このビジョンは、創業以来、一貫して社会の要請に応え、その発展に貢献してきた大林グループの存在意義を再確認し、「ものづくり」を通じて、新しい地平を拓いていくとの意思を表明するものであった。

「企業変革プログラム」の策定

創業130年に先立つ2020(令和2)年10月、当社は「企業変革プログラム」を策定した。5年を計画期間とする「中期経営計画 2017」に沿って、2018年度には過去最高益を更新するなど順調に業績を伸ばしていた。

しかし、2020年度には一転して営業利益が大幅に滅少。新型コロナウイルス感染症の拡大は、社会や経済のみならず、個々人の働き方や生活のあり方にも多大な影響を及ぼし、景気悪化の長期化も予想されるなか、今後の業績への影響が懸念された。

2021年度に「中期経営計画2017」が最終年度を迎えるにあたり、その進捗を顧みると生産性向上、開発技術の水平展開、事業領域の拡大などの取り組みは道半ばであり、安全・品質についても未だ同様の事故やトラブルが繰り返されるなど、これら経営課題への取り組みを一層加速させる必要があった。加えて、コロナ禍が引き起こす社会・経済の変容やDXの進展などがもたらす事業環境の変化への迅速な対応も急務であった。

こうした状況を踏まえ、特に重点的かつ横断的に取り組む経営課題への対応指針を「企業変革プログラム」として定め、直ちに取り組むこととしたのである。

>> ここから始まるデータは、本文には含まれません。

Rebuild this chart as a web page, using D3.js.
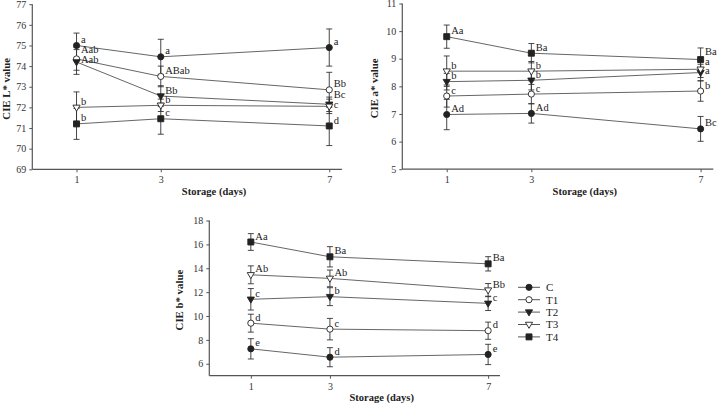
<!DOCTYPE html>
<html><head><meta charset="utf-8">
<script src="https://cdn.jsdelivr.net/npm/d3@7"></script>
<style>body{margin:0;background:#fff} svg{display:block}</style>
</head><body><svg id="c" width="717" height="404"></svg>
<script>
const days = [1, 3, 7];
const seriesNames = ["C", "T1", "T2", "T3", "T4"];

const lMeans = [[75.0, 74.45, 74.9], [74.35, 73.5, 72.85], [74.2, 72.55, 72.15], [72.0, 72.1, 72.05], [71.2, 71.45, 71.1]];
const lSD = [[0.6, 0.85, 0.9], [0.55, 0.5, 0.85], [0.6, 0.5, 0.35], [0.75, 0.3, 0.35], [0.75, 0.75, 0.95]];
const lLabels = [["a", "a", "a"], ["Aab", "ABab", "Bb"], ["Aab", "Bb", "Bc"], ["b", "b", "c"], ["b", "c", "d"]];
const lTicks = [69, 70, 71, 72, 73, 74, 75, 76, 77];

const aMeans = [[6.98, 7.02, 6.46], [7.65, 7.72, 7.83], [8.17, 8.22, 8.5], [8.55, 8.55, 8.62], [9.8, 9.2, 8.97]];
const aSD = [[0.55, 0.35, 0.45], [0.4, 0.35, 0.37], [0.3, 0.35, 0.3], [0.55, 0.35, 0.3], [0.42, 0.35, 0.42]];
const aLabels = [["Ad", "Ad", "Bc"], ["c", "c", "b"], ["b", "b", "a"], ["b", "b", "a"], ["Aa", "Ba", "Ba"]];
const aTicks = [5, 6, 7, 8, 9, 10, 11];

const bMeans = [[7.25, 6.55, 6.78], [9.4, 8.9, 8.77], [11.4, 11.62, 11.06], [13.45, 13.15, 12.17], [16.2, 14.96, 14.37]];
const bSD = [[0.85, 0.8, 0.85], [0.75, 0.9, 0.72], [0.9, 0.75, 0.6], [0.75, 0.7, 0.55], [0.7, 0.85, 0.6]];
const bLabels = [["e", "d", "e"], ["d", "c", "d"], ["c", "b", "c"], ["Ab", "Ab", "Bb"], ["Aa", "Ba", "Ba"]];
const bTicks = [6, 8, 10, 12, 14, 16, 18];

const xDomain = [-0.05, 7.3];

const panels = [
  {means: lMeans, sd: lSD, labels: lLabels, ticks: lTicks, yDomain: [69, 77], xr: [32.3, 341.9], yr: [169.3, 4.2], title: "CIE L* value", tx: 10},
  {means: aMeans, sd: aSD, labels: aLabels, ticks: aTicks, yDomain: [5, 11], xr: [402.3, 713.3], yr: [169.2, 3.5], title: "CIE a* value", tx: 378},
  {means: bMeans, sd: bSD, labels: bLabels, ticks: bTicks, yDomain: [5, 18], xr: [209.3, 500], yr: [375.7, 220.5], title: "CIE b* value", tx: 183}
];

const svg = d3.select("#c");
const serif = "'Liberation Serif','Times New Roman',serif";
const axisColor = "#555";
const ink = "#222";

const triDown = {
  draw(ctx, size) {
    const w = 3.6, h = 3.2;
    ctx.moveTo(-w, -h * 0.7); ctx.lineTo(w, -h * 0.7); ctx.lineTo(0, h * 1.2); ctx.closePath();
  }
};
const markerSpec = [
  {type: d3.symbolCircle, size: 30, fill: ink},
  {type: d3.symbolCircle, size: 30, fill: "#fff"},
  {type: triDown, size: 30, fill: ink},
  {type: triDown, size: 30, fill: "#fff"},
  {type: d3.symbolSquare, size: 36, fill: ink}
];

function drawMarker(g, i, x, y) {
  const m = markerSpec[i];
  g.append("path")
    .attr("d", d3.symbol().type(m.type).size(m.size)())
    .attr("transform", `translate(${x},${y})`)
    .attr("fill", m.fill).attr("stroke", ink).attr("stroke-width", 0.9);
}

panels.forEach(p => {
  const g = svg.append("g");
  const x = d3.scaleLinear().domain(xDomain).range(p.xr);
  const y = d3.scaleLinear().domain(p.yDomain).range(p.yr);

  const yAxis = g.append("g").attr("transform", `translate(${p.xr[0]},0)`)
    .call(d3.axisLeft(y).tickValues(p.ticks).tickSize(3).tickPadding(3).tickFormat(d3.format("d")));
  const xAxis = g.append("g").attr("transform", `translate(0,${p.yr[0]})`)
    .call(d3.axisBottom(x).tickValues(days).tickSize(3).tickPadding(4).tickFormat(d3.format("d")));
  [yAxis, xAxis].forEach(a => {
    a.select(".domain").attr("stroke", axisColor).attr("stroke-width", 1.2);
    a.selectAll(".tick line").attr("stroke", axisColor);
    a.selectAll(".tick text").attr("font-family", serif).attr("font-size", 10).attr("fill", "#333");
  });
  yAxis.select(".domain").attr("d", `M0,${p.yr[1]}V${p.yr[0]}`);
  xAxis.select(".domain").attr("d", `M${p.xr[0]},0H${p.xr[1]}`);

  g.append("text").text("Storage (days)")
    .attr("x", (p.xr[0] + p.xr[1]) / 2 + 27).attr("y", p.yr[0] + 25.5)
    .attr("text-anchor", "middle").attr("font-family", serif).attr("font-weight", "bold")
    .attr("font-size", 10.5).attr("fill", "#222");
  const cy = (p.yr[0] + p.yr[1]) / 2 + 2;
  g.append("text").text(p.title)
    .attr("transform", `translate(${p.tx},${cy}) rotate(-90)`)
    .attr("text-anchor", "middle").attr("font-family", serif).attr("font-weight", "bold")
    .attr("font-size", 10.8).attr("fill", "#222");

  const line = d3.line().x((d, j) => x(days[j])).y(d => y(d));
  p.means.forEach(s => {
    g.append("path").attr("d", line(s)).attr("fill", "none")
      .attr("stroke", "#555").attr("stroke-width", 0.9);
  });

  p.means.forEach((s, i) => {
    s.forEach((v, j) => {
      const cx = x(days[j]);
      const y1 = y(v + p.sd[i][j]), y2 = y(v - p.sd[i][j]);
      g.append("line").attr("x1", cx).attr("x2", cx).attr("y1", y1).attr("y2", y2)
        .attr("stroke", "#333").attr("stroke-width", 0.9);
      [y1, y2].forEach(yy => g.append("line").attr("x1", cx - 3).attr("x2", cx + 3)
        .attr("y1", yy).attr("y2", yy).attr("stroke", "#333").attr("stroke-width", 0.9));
    });
  });

  p.means.forEach((s, i) => s.forEach((v, j) => drawMarker(g, i, x(days[j]), y(v))));

  days.forEach((d, j) => {
    const items = p.means.map((s, i) => ({t: p.labels[i][j], ly: y(s[j]) - 6}));
    items.sort((a, b) => a.ly - b.ly);
    for (let it = 0; it < 40; it++) {
      for (let k = 0; k < items.length - 1; k++) {
        const gap = items[k + 1].ly - items[k].ly;
        if (gap < 9.5) {
          const sh = (9.5 - gap) / 2;
          items[k].ly -= sh; items[k + 1].ly += sh;
        }
      }
    }
    items.forEach(it => {
      g.append("text").text(it.t)
        .attr("x", x(d) + 4.5).attr("y", it.ly + 3.6)
        .attr("font-family", serif).attr("font-size", 10.5).attr("fill", "#222");
    });
  });
});

const lg = svg.append("g");
seriesNames.forEach((n, i) => {
  const yy = 287.3 + i * 12.4;
  lg.append("line").attr("x1", 518).attr("x2", 540).attr("y1", yy).attr("y2", yy)
    .attr("stroke", "#444").attr("stroke-width", 0.9);
  drawMarker(lg, i, 529, yy);
  lg.append("text").text(n).attr("x", 546).attr("y", yy + 3.8)
    .attr("font-family", serif).attr("font-size", 11).attr("fill", "#222");
});
</script>
</body></html>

 「企業変革プログラム」では、四つの最優先課題、①安全品質管理の再徹底、②稼ぐ力の強化とキャッシュフローの改善、③改正労働基準法対応、④サプライチェーンとの新たな共創関係の構築に注力するとともに、次の成長フェーズでの飛躍を支える人財・組織、業務プロセス、デジタル、技術の各経営基盤の変革に取り組むこととした。

 大林グループの挑戦

新型コロナウイルスとの共生、気候変動への対応、デジタル変革など、事業環境は大きく変わった。大林グループにとって、「不確実性の時代」となる次の10年は、社会的使命を問われる時代といえる。

当社が、幾多の困難を乗り越え、130年の永きにわたって存続できたのは、先人たちが、こうした社会や事業環境の変化を的確にとらえ、社会と顧客の期待に応えてきたことによるものだ。われわれはこの大林グループの誇りを胸に、この危機を機会ととらえ、まずは企業変革プログラムによって、着実に、不断の変革を実践する。

将来を見据え、足元の課題を一つひとつ達成していくこともブランドビジョン「つくるを拓く」のアプローチの一つである。

大林グループは、ブランドビジョンと企業変革プログラムを羅針盤と推進力として位置づけ、「目指す将来像」の実現に向けて、「『ものづくり』の次」をめざしていく。